GIVEN MATERIAL:
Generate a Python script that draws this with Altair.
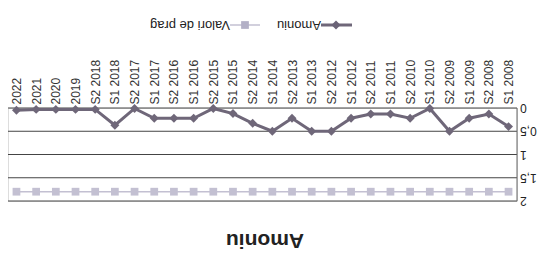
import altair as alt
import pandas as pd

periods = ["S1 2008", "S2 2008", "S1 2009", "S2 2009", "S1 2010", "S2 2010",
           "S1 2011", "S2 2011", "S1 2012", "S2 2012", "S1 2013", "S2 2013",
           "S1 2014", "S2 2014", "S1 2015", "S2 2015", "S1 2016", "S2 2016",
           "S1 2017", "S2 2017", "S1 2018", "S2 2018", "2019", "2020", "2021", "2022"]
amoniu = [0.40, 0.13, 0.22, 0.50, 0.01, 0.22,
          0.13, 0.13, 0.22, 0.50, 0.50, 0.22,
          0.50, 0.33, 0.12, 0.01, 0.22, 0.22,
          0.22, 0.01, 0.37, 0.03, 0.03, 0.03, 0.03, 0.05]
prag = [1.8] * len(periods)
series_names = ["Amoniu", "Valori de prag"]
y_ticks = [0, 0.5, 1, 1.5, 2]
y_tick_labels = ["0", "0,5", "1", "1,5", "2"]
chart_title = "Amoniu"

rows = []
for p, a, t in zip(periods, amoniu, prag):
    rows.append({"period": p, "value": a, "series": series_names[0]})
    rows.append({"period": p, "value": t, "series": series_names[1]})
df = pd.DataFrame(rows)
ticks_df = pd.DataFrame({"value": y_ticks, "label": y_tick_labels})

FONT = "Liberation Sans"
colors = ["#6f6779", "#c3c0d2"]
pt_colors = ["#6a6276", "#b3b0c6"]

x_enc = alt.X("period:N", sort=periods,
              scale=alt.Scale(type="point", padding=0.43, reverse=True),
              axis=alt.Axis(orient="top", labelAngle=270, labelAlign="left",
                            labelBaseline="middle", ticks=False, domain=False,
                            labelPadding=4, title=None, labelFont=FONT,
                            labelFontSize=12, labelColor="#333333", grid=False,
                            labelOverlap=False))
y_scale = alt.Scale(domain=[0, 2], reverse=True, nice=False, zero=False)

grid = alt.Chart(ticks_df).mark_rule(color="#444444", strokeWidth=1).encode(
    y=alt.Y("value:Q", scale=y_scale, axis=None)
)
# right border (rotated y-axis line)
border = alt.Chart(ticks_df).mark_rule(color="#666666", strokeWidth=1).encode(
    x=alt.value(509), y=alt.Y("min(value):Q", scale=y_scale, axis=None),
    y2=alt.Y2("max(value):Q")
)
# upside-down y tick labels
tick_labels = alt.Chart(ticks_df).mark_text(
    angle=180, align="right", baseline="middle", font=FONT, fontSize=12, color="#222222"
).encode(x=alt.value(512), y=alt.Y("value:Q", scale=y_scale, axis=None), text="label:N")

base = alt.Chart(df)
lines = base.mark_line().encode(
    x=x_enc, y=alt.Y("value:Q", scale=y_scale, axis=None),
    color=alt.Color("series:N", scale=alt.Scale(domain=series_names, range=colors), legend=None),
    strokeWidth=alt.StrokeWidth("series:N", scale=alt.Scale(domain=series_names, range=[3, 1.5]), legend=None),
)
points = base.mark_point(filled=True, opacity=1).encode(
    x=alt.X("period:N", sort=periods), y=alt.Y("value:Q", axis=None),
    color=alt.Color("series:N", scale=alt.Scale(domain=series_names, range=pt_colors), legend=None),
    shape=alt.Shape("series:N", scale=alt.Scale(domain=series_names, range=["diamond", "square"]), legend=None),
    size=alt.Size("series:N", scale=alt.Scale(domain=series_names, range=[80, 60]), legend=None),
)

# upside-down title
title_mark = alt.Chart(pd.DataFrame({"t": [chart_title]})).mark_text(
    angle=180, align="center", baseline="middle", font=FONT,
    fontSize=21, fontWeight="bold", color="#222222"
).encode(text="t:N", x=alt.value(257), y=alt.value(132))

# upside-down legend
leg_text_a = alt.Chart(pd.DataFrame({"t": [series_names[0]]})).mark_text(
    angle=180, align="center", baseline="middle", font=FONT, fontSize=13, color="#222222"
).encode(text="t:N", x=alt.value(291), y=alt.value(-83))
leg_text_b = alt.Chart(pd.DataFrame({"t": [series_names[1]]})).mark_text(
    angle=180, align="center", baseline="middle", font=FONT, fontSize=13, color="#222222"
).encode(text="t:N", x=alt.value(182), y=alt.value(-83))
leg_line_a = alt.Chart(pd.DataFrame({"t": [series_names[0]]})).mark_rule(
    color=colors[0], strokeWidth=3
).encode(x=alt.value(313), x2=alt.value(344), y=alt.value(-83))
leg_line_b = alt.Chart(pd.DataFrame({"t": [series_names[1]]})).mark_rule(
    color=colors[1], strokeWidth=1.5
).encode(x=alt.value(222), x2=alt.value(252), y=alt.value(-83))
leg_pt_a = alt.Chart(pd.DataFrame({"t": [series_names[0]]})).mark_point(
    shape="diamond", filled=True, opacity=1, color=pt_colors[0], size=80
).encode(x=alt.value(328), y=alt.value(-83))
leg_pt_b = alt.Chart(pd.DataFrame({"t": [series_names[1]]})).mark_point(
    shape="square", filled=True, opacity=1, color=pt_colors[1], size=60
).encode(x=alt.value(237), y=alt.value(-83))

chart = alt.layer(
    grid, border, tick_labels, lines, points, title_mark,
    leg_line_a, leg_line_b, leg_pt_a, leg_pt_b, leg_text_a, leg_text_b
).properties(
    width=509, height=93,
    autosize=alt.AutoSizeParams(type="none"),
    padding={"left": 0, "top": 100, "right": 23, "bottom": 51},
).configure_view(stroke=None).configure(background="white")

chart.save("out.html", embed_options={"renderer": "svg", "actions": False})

WHAT YOU WILL DO: All of the material above should be reproduced exactly, except the pictures.

IN RESPONSE:
Generate a Python script that draws this with Altair.
import altair as alt
import pandas as pd

periods = ["S1 2008", "S2 2008", "S1 2009", "S2 2009", "S1 2010", "S2 2010",
           "S1 2011", "S2 2011", "S1 2012", "S2 2012", "S1 2013", "S2 2013",
           "S1 2014", "S2 2014", "S1 2015", "S2 2015", "S1 2016", "S2 2016",
           "S1 2017", "S2 2017", "S1 2018", "S2 2018", "2019", "2020", "2021", "2022"]
amoniu = [0.40, 0.13, 0.22, 0.50, 0.01, 0.22,
          0.13, 0.13, 0.22, 0.50, 0.50, 0.22,
          0.50, 0.33, 0.12, 0.01, 0.22, 0.22,
          0.22, 0.01, 0.37, 0.03, 0.03, 0.03, 0.03, 0.05]
prag = [1.8] * len(periods)
series_names = ["Amoniu", "Valori de prag"]
y_ticks = [0, 0.5, 1, 1.5, 2]
y_tick_labels = ["0", "0,5", "1", "1,5", "2"]
chart_title = "Amoniu"

rows = []
for p, a, t in zip(periods, amoniu, prag):
    rows.append({"period": p, "value": a, "series": series_names[0]})
    rows.append({"period": p, "value": t, "series": series_names[1]})
df = pd.DataFrame(rows)
ticks_df = pd.DataFrame({"value": y_ticks, "label": y_tick_labels})

FONT = "Liberation Sans"
colors = ["#6f6779", "#c3c0d2"]
pt_colors = ["#6a6276", "#b3b0c6"]

x_enc = alt.X("period:N", sort=periods,
              scale=alt.Scale(type="point", padding=0.43, reverse=True),
              axis=alt.Axis(orient="top", labelAngle=270, labelAlign="left",
                            labelBaseline="middle", ticks=False, domain=False,
                            labelPadding=4, title=None, labelFont=FONT,
                            labelFontSize=12, labelColor="#333333", grid=False,
                            labelOverlap=False))
y_scale = alt.Scale(domain=[0, 2], reverse=True, nice=False, zero=False)

grid = alt.Chart(ticks_df).mark_rule(color="#444444", strokeWidth=1).encode(
    y=alt.Y("value:Q", scale=y_scale, axis=None)
)
# right border (rotated y-axis line)
border = alt.Chart(ticks_df).mark_rule(color="#666666", strokeWidth=1).encode(
    x=alt.value(509), y=alt.Y("min(value):Q", scale=y_scale, axis=None),
    y2=alt.Y2("max(value):Q")
)
# upside-down y tick labels
tick_labels = alt.Chart(ticks_df).mark_text(
    angle=180, align="right", baseline="middle", font=FONT, fontSize=12, color="#222222"
).encode(x=alt.value(512), y=alt.Y("value:Q", scale=y_scale, axis=None), text="label:N")

base = alt.Chart(df)
lines = base.mark_line().encode(
    x=x_enc, y=alt.Y("value:Q", scale=y_scale, axis=None),
    color=alt.Color("series:N", scale=alt.Scale(domain=series_names, range=colors), legend=None),
    strokeWidth=alt.StrokeWidth("series:N", scale=alt.Scale(domain=series_names, range=[3, 1.5]), legend=None),
)
points = base.mark_point(filled=True, opacity=1).encode(
    x=alt.X("period:N", sort=periods), y=alt.Y("value:Q", axis=None),
    color=alt.Color("series:N", scale=alt.Scale(domain=series_names, range=pt_colors), legend=None),
    shape=alt.Shape("series:N", scale=alt.Scale(domain=series_names, range=["diamond", "square"]), legend=None),
    size=alt.Size("series:N", scale=alt.Scale(domain=series_names, range=[80, 60]), legend=None),
)

# upside-down title
title_mark = alt.Chart(pd.DataFrame({"t": [chart_title]})).mark_text(
    angle=180, align="center", baseline="middle", font=FONT,
    fontSize=21, fontWeight="bold", color="#222222"
).encode(text="t:N", x=alt.value(257), y=alt.value(132))

# upside-down legend
leg_text_a = alt.Chart(pd.DataFrame({"t": [series_names[0]]})).mark_text(
    angle=180, align="center", baseline="middle", font=FONT, fontSize=13, color="#222222"
).encode(text="t:N", x=alt.value(291), y=alt.value(-83))
leg_text_b = alt.Chart(pd.DataFrame({"t": [series_names[1]]})).mark_text(
    angle=180, align="center", baseline="middle", font=FONT, fontSize=13, color="#222222"
).encode(text="t:N", x=alt.value(182), y=alt.value(-83))
leg_line_a = alt.Chart(pd.DataFrame({"t": [series_names[0]]})).mark_rule(
    color=colors[0], strokeWidth=3
).encode(x=alt.value(313), x2=alt.value(344), y=alt.value(-83))
leg_line_b = alt.Chart(pd.DataFrame({"t": [series_names[1]]})).mark_rule(
    color=colors[1], strokeWidth=1.5
).encode(x=alt.value(222), x2=alt.value(252), y=alt.value(-83))
leg_pt_a = alt.Chart(pd.DataFrame({"t": [series_names[0]]})).mark_point(
    shape="diamond", filled=True, opacity=1, color=pt_colors[0], size=80
).encode(x=alt.value(328), y=alt.value(-83))
leg_pt_b = alt.Chart(pd.DataFrame({"t": [series_names[1]]})).mark_point(
    shape="square", filled=True, opacity=1, color=pt_colors[1], size=60
).encode(x=alt.value(237), y=alt.value(-83))

chart = alt.layer(
    grid, border, tick_labels, lines, points, title_mark,
    leg_line_a, leg_line_b, leg_pt_a, leg_pt_b, leg_text_a, leg_text_b
).properties(
    width=509, height=93,
    autosize=alt.AutoSizeParams(type="none"),
    padding={"left": 0, "top": 100, "right": 23, "bottom": 51},
).configure_view(stroke=None).configure(background="white")

chart.save("out.html", embed_options={"renderer": "svg", "actions": False})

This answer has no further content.